The pattern is consistent. The most significant competitive disruptions come from outside the category. Not because outsiders are more creative, but because they are not constrained by the category's assumptions. They do not know what is supposed to be hard. They do not know why certain things are done the way they are. They look at the customer's experience and ask: why is it like this?
That question is dangerous when your competitors are asking it and you are not.
What the New Entrant Actually Brings
The outside competitor is not usually bringing better technology or a bigger budget. They are bringing a different model.
They have solved an analogous problem in a different industry and recognized that the solution maps onto your market. They have a customer relationship model that your industry abandoned or never adopted. They have a pricing structure that your industry considers unworkable — but which their customers already expect.
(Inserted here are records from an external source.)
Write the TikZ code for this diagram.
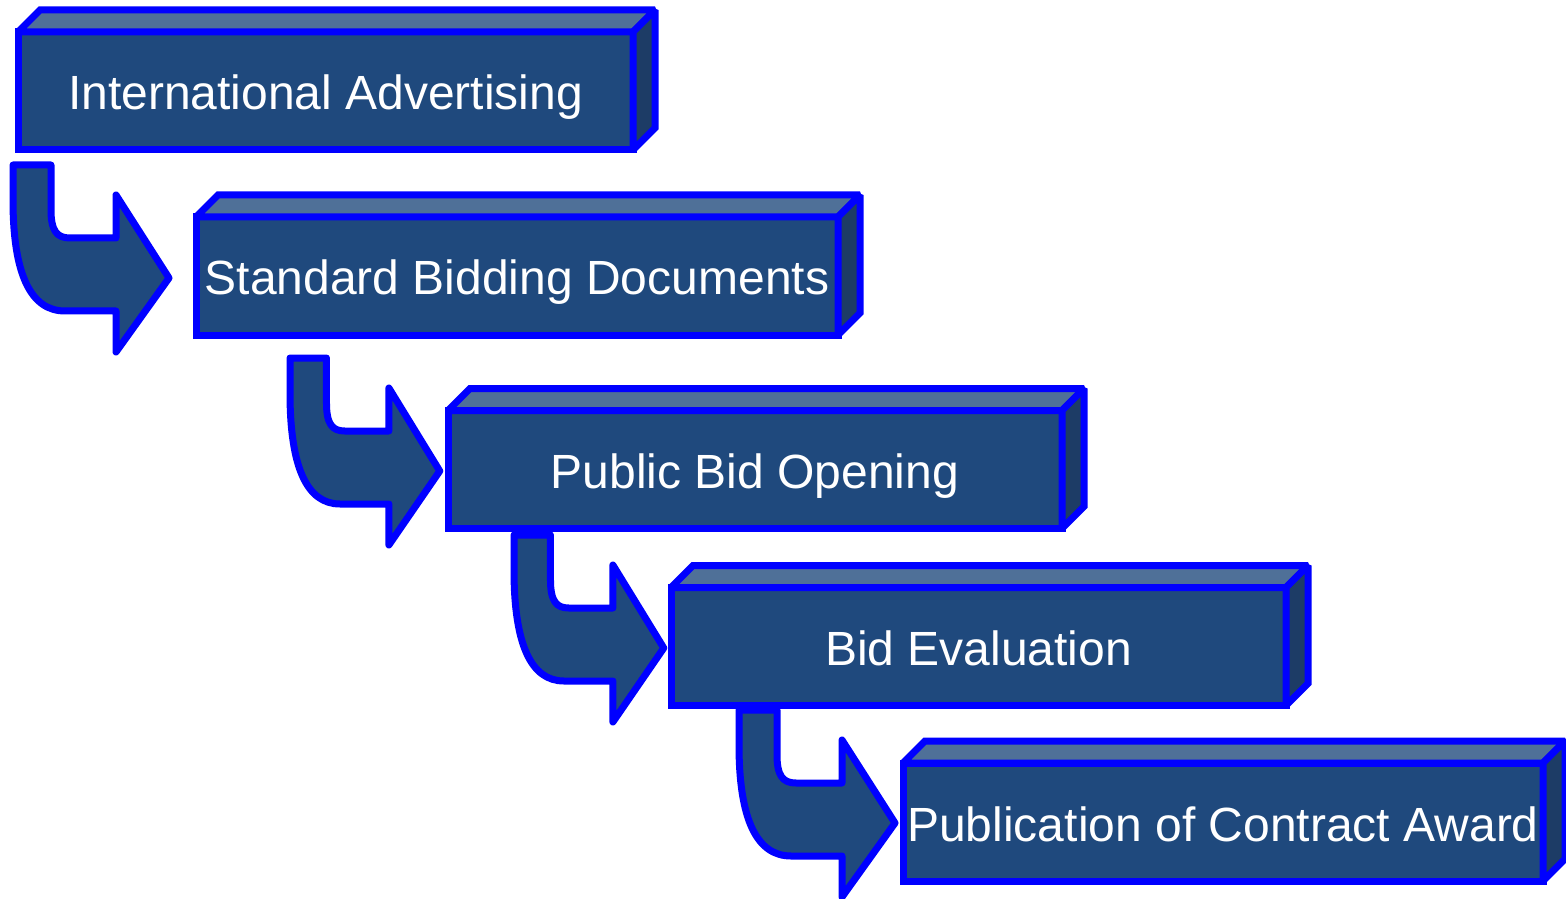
\documentclass[tikz,border=0pt]{standalone}
\usepackage{fontspec}
\setmainfont{Liberation Sans}
\definecolor{frontblue}{RGB}{31,73,125}
\definecolor{topblue}{RGB}{79,112,152}
\definecolor{sideblue}{RGB}{29,60,102}
\definecolor{edgeblue}{RGB}{0,0,255}
\tikzset{
  stagebox/.style={rectangle, draw=edgeblue, fill=frontblue, line width=3.5pt, outer sep=0pt, inner sep=0pt, minimum height=59pt, text height=20pt, text depth=1pt, text=white, font=\fontsize{24}{28}\selectfont},
  face/.style={draw=edgeblue, line width=3.5pt, line join=miter, miter limit=2},
  bentarrow/.pic={
    \draw[draw=edgeblue, fill=frontblue, line width=3.5pt, line join=round] (0,0) -- (38,0) -- (38,45) .. controls (38,66) and (44,73) .. (57,73) -- (103,73) -- (103,30) -- (156,113) -- (103,187) -- (103,146) -- (52,146) .. controls (18,146) and (0,110) .. (0,35) -- cycle;
  }
}
\newcommand{\boxfaces}[1]{
  \draw[face, fill=topblue] (#1.north west) -- ++(22,-22) -- ([shift={(22,-22)}]#1.north east) -- (#1.north east) -- cycle;
  \draw[face, fill=sideblue] (#1.north east) -- ++(22,-22) -- ([shift={(22,-22)}]#1.south east) -- (#1.south east) -- cycle;
}
\begin{document}
\begin{tikzpicture}[x=0.5pt, y=-0.5pt]
\useasboundingbox (0,0) rectangle (1566,898);
\node [stagebox, minimum width=307.5pt] (adv) at (325.5,91) {International Advertising};
\boxfaces{adv}
\node [stagebox, minimum width=321pt] (sbd) at (517,276) {Standard Bidding Documents};
\boxfaces{sbd}
\node [stagebox, minimum width=307pt] (open) at (755,469.5) {Public Bid Opening};
\boxfaces{open}
\node [stagebox, minimum width=307.5pt] (eval) at (978.5,646.5) {Bid Evaluation};
\boxfaces{eval}
\node [stagebox, minimum width=320pt] (award) at (1223,822) {Publication of Contract Award};
\boxfaces{award}
\pic at (13,165) {bentarrow};
\pic [xscale=0.96] at (290,358) {bentarrow};
\pic [xscale=0.96] at (514,535) {bentarrow};
\pic at (739,710) {bentarrow};
\end{tikzpicture}
\end{document}
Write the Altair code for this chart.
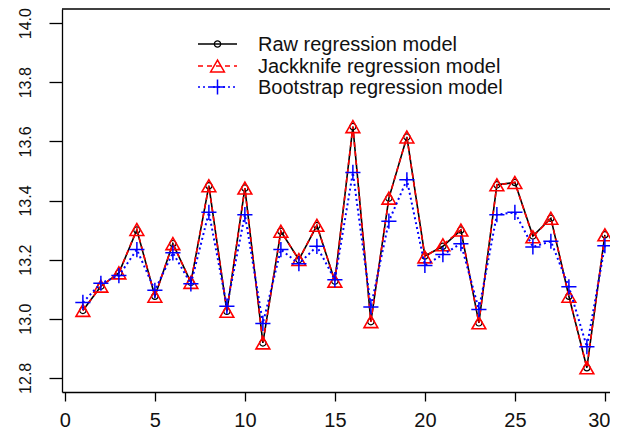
import altair as alt
import pandas as pd

idx = list(range(1, 31))
raw = [13.028, 13.110, 13.155, 13.300, 13.076, 13.254, 13.123, 13.450, 13.025, 13.442,
       12.918, 13.296, 13.200, 13.315, 13.127, 13.650, 12.990, 13.408, 13.615, 13.212,
       13.245, 13.300, 12.986, 13.453, 13.461, 13.280, 13.340, 13.076, 12.834, 13.284]
jack = [13.028, 13.110, 13.155, 13.302, 13.076, 13.254, 13.123, 13.450, 13.025, 13.442,
        12.918, 13.296, 13.200, 13.316, 13.127, 13.650, 12.990, 13.408, 13.615, 13.209,
        13.250, 13.300, 12.986, 13.453, 13.461, 13.277, 13.340, 13.076, 12.834, 13.284]
boot = [13.055, 13.120, 13.146, 13.234, 13.096, 13.223, 13.118, 13.360, 13.042, 13.352,
        12.984, 13.234, 13.186, 13.245, 13.132, 13.495, 13.040, 13.330, 13.470, 13.180,
        13.217, 13.254, 13.031, 13.352, 13.360, 13.243, 13.262, 13.108, 12.905, 13.247]

x_ticks = [0, 5, 10, 15, 20, 25, 30]
y_ticks = [12.8, 13.0, 13.2, 13.4, 13.6, 13.8, 14.0]
legend_labels = ["Raw regression model", "Jackknife regression model", "Bootstrap regression model"]

df = pd.DataFrame({"i": idx, "raw": raw, "jack": jack, "boot": boot})

W, H = 548, 383
PX_PER_UNIT = 18
FONT = "Liberation Sans"

xs = alt.Scale(domain=[-0.16, -0.16 + W / PX_PER_UNIT], nice=False, zero=False)
ys = alt.Scale(domain=[12.752, 14.048], nice=False, zero=False)

x_axis = alt.Axis(values=x_ticks, tickSize=9, labelPadding=9, labelFontSize=20, labelFont=FONT,
                  labelColor="#111", domainColor="black", tickColor="black", grid=False,
                  labelFlush=False, format="d", domainWidth=1.3, tickWidth=1.3, title="",
                  labelAlign={"condition": {"test": "datum.value >= 30", "value": "right"},
                              "value": "center"},
                  labelOffset={"condition": {"test": "datum.value >= 30", "value": 5},
                               "value": 0})
y_axis = alt.Axis(values=y_ticks, tickSize=13, labelPadding=16, labelFontSize=16, labelFont=FONT,
                  labelColor="#111", domainColor="black", tickColor="black", grid=False,
                  labelAngle=270, labelAlign="center", labelBaseline="bottom",
                  labelFlush=False, format=".1f", domainWidth=1.3, tickWidth=1.3, title="")

X = alt.X("i:Q", scale=xs, axis=x_axis, title="")


def Y(field):
    return alt.Y(f"{field}:Q", scale=ys, axis=y_axis, title="")


base = alt.Chart(df)
PLUS = "M-1,0H1M0,-1V1"

raw_line = base.mark_line(color="black", strokeWidth=1.6).encode(x=X, y=Y("raw"))
raw_pts = base.mark_point(shape="circle", color="black", size=40, strokeWidth=1.2,
                          filled=False, opacity=1).encode(x=X, y=Y("raw"))
jack_line = base.mark_line(color="red", strokeWidth=1.6, strokeDash=[5, 4]).encode(x=X, y=Y("jack"))
jack_pts = base.mark_point(shape="triangle-up", color="red", size=190, strokeWidth=1.6,
                           filled=False, opacity=1).encode(x=X, y=Y("jack"))
boot_line = base.mark_line(color="blue", strokeWidth=2, strokeDash=[2, 3]).encode(x=X, y=Y("boot"))
boot_pts = base.mark_point(shape=PLUS, color="blue", size=230, strokeWidth=1.5,
                           filled=False, opacity=1).encode(x=X, y=Y("boot"))

one = alt.Chart(pd.DataFrame({"k": [0]}))
top_frame = one.mark_rule(color="black", strokeWidth=1.3).encode(
    x=alt.value(0), x2=alt.value(W), y=alt.value(0))

# manual legend
leg_layers = []
rows_y = [35, 57, 78]
styles = [
    dict(color="black", dash=[1, 0], shape="circle", size=40, sw=1.2),
    dict(color="red", dash=[5, 4], shape="triangle-up", size=190, sw=1.5),
    dict(color="blue", dash=[2, 3], shape=PLUS, size=230, sw=1.5),
]
for lab, yy, st in zip(legend_labels, rows_y, styles):
    leg_layers.append(one.mark_rule(color=st["color"], strokeWidth=1.5, strokeDash=st["dash"]).encode(
        x=alt.value(136), x2=alt.value(175), y=alt.value(yy)))
    leg_layers.append(one.mark_point(shape=st["shape"], color=st["color"], size=st["size"],
                                     strokeWidth=st["sw"], filled=False, opacity=1).encode(
        x=alt.value(155.5), y=alt.value(yy)))
    leg_layers.append(one.mark_text(text=lab, font=FONT, fontSize=20, align="left", baseline="middle",
                                    color="#111").encode(x=alt.value(196), y=alt.value(yy + 1)))

chart = alt.layer(
    raw_line, raw_pts, jack_line, jack_pts, boot_line, boot_pts, top_frame, *leg_layers
).properties(
    width=W, height=H,
    autosize=alt.AutoSizeParams(type="none"),
    padding={"left": 54, "top": 1, "right": 0, "bottom": 41},
).configure_view(stroke=None)

chart.save("out.html", embed_options={"renderer": "svg", "actions": False})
The reason this is hard to see coming is that you are looking for someone doing what you do, but better. The outside competitor is not doing what you do. They are doing something adjacent that, from their angle, solves the same customer problem in a fundamentally different way.
By the time it looks like competition, it has already started.
The Industries Most Exposed
Not every industry is equally vulnerable to outside disruption. The most exposed industries share specific characteristics.
High normalized friction. Industries where the customer experience is widely acknowledged as poor but where no incumbent has fixed it — because fixing it would require restructuring the business model. These industries are attractive targets for outsiders precisely because the gap between customer expectation and customer reality is large.
Commoditized products with emotional distance. Industries where the product or service has become interchangeable, where customer loyalty is low, and where the relationship between company and customer is transactional. Outsiders can win these markets by introducing a dimension of differentiation that incumbents have stopped competing on.
Pricing models that don't match how customers want to pay. Industries with legacy pricing structures that persist because of inertia rather than customer preference. When an outsider enters with a pricing model that customers already know from another context, the friction of switching drops significantly.
High information asymmetry. Industries where the seller knows substantially more than the buyer — and where incumbents have profited from that imbalance rather than closing it. Outsiders often compete by making information accessible, which erodes the incumbent's structural advantage.
What to Actually Watch
Competitive monitoring that only watches your category is monitoring in the wrong direction.
The useful question is not "what are our competitors doing?" It is "what are customers in our market currently getting from other industries that they don't get from ours — and which company from one of those industries is positioned to deliver it here?"
That question requires looking at your market through the customer's entire experience, not just the part of it that your category touches. It requires understanding what other industries have solved that yours has not. And it requires enough intellectual honesty to recognize when your category's assumptions are a liability rather than a moat.
The company that disrupts your market is probably not on your competitive tracking list right now. They may not even be in your industry yet. But the conditions that will attract them — the friction, the unmet need, the structural gap — are already visible.
The question is whether you are looking.